アメリカの抽象表現主義は、アメリカの原始的な土着文化をかなり基盤にしていたという事実がある。
実際ポロックのドロッピングも、インディアンの砂絵の呪術的な意味みたいなものと深く共通する部分があった。
第二次世界大戦が、作家達に与えた心的影響も考えられるが、彼等はかなり悲劇的なものを信仰していたし、インディアンのシャーマニズム的なものなどにも傾倒していた。
もちろんそこには、ヨーロッパのような歴史を持たない土地で、またシュールレアリスムに影響を受けた作家達が、地に根付いた最先端な芸術作品、をつくり出す為の戦略であったかもしれない。
しかし、僕は単純にクールなイメージがあったアメリカのモダニズム美術が、実をいうとそのような形式的なものでは回収できないうさん臭いようなものを持ち得ていたことに、意外な感じがして、うれしくなった記憶がある。
けれども同時に、インディアンのシャーマニズムと言われたところで、またジャクソン・ポロックが絵を描く時に何時間も、床の白いキャンバスを前にして瞑想し、制作を始めると、あたかもトランス状態に陥ったようになり最後まで中断しなかった、というオカルトチックな逸話も、どうしても距離を持ってみてしまうものではあった。

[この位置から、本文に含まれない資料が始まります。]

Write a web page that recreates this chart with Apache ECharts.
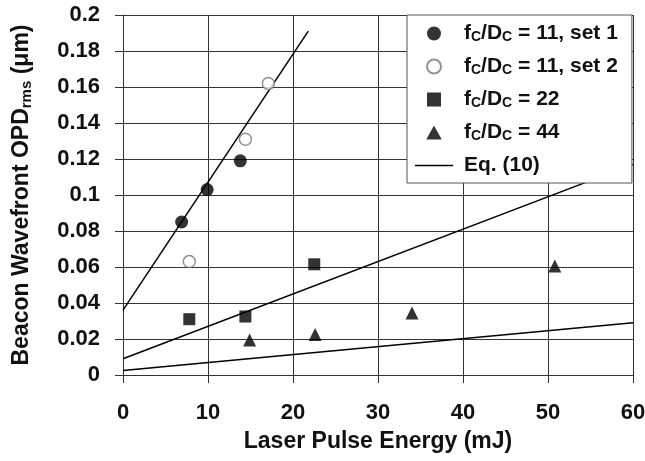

このマクドナルドのイスといっている時代に、「霊的なもの」、「信仰的なもの」という問題は、芸術の中でどのように移り変わってきているのだろうか。また、日本における心霊的なものというものはどのようなあり方で存在していたのだろうか?と考えてみたくもなる。
けれど、そんなことをいっている僕ってちょっとヤバいんじゃないの?と思わなくもない。
この世の中で、神話的なもの、霊的なもの、というものが生活の中、もしくは僕達の心の中にある程度かも知れないが、根ざしているものなのかも知れない。
考えはじめるとそういった事柄も、僕が思っているようなものとは少し違うものなのではないだろうかと考えはじめた。
最近妙に「日本的」なるものを意識させられる作品や本を読むことが多いからか。
ジャクソン・ポロックは、白人であり、それがインディアンの砂絵でアイディンティファイしていると言われても、どこかうさん臭い気もする。だが、信仰というものはかなり環境によって作り上げられるものであったのは確かだろうし、そういうものが作品に影響していないとは考えてはいない。
ここ日本は、自然や土地などを神と考えることが多かったし、それは何となく自分の実感の範囲を超えていない。
安易に日本的なもの、神秘主義的なものに傾倒するのはやばいが、かといって、山岸涼子などの漫画や、柳田国男の本を読んでみると、インディアンのシャーマニズムやキリスト教の話(例えば最近ルイス・ブニュエルの「銀河」という映画を見たが)よりも、実感を持って理解できるような感覚を自分が持ち得ていることに気が付く。しかし、日本的なものの話が一番面白いかと言われるとそうでもない。
また、柳田国男の言うように、日本であるからといって、「日本的」というものが失われないかというとそうではないと思う。すでに、日本的なものというものを僕自身はずいぶんと失っているのではないかと思うし、日本的なものを失っきた歴史の過程の中で、僕は生まれて育ってきている。それが必ずしも悪いことではないだろう。けれども、そういう感覚に目を向けないというのもまた違うのかなという気がした。
僕がこう思ったのは、今年は盆について、よく思い出したり、考えたりしたからか。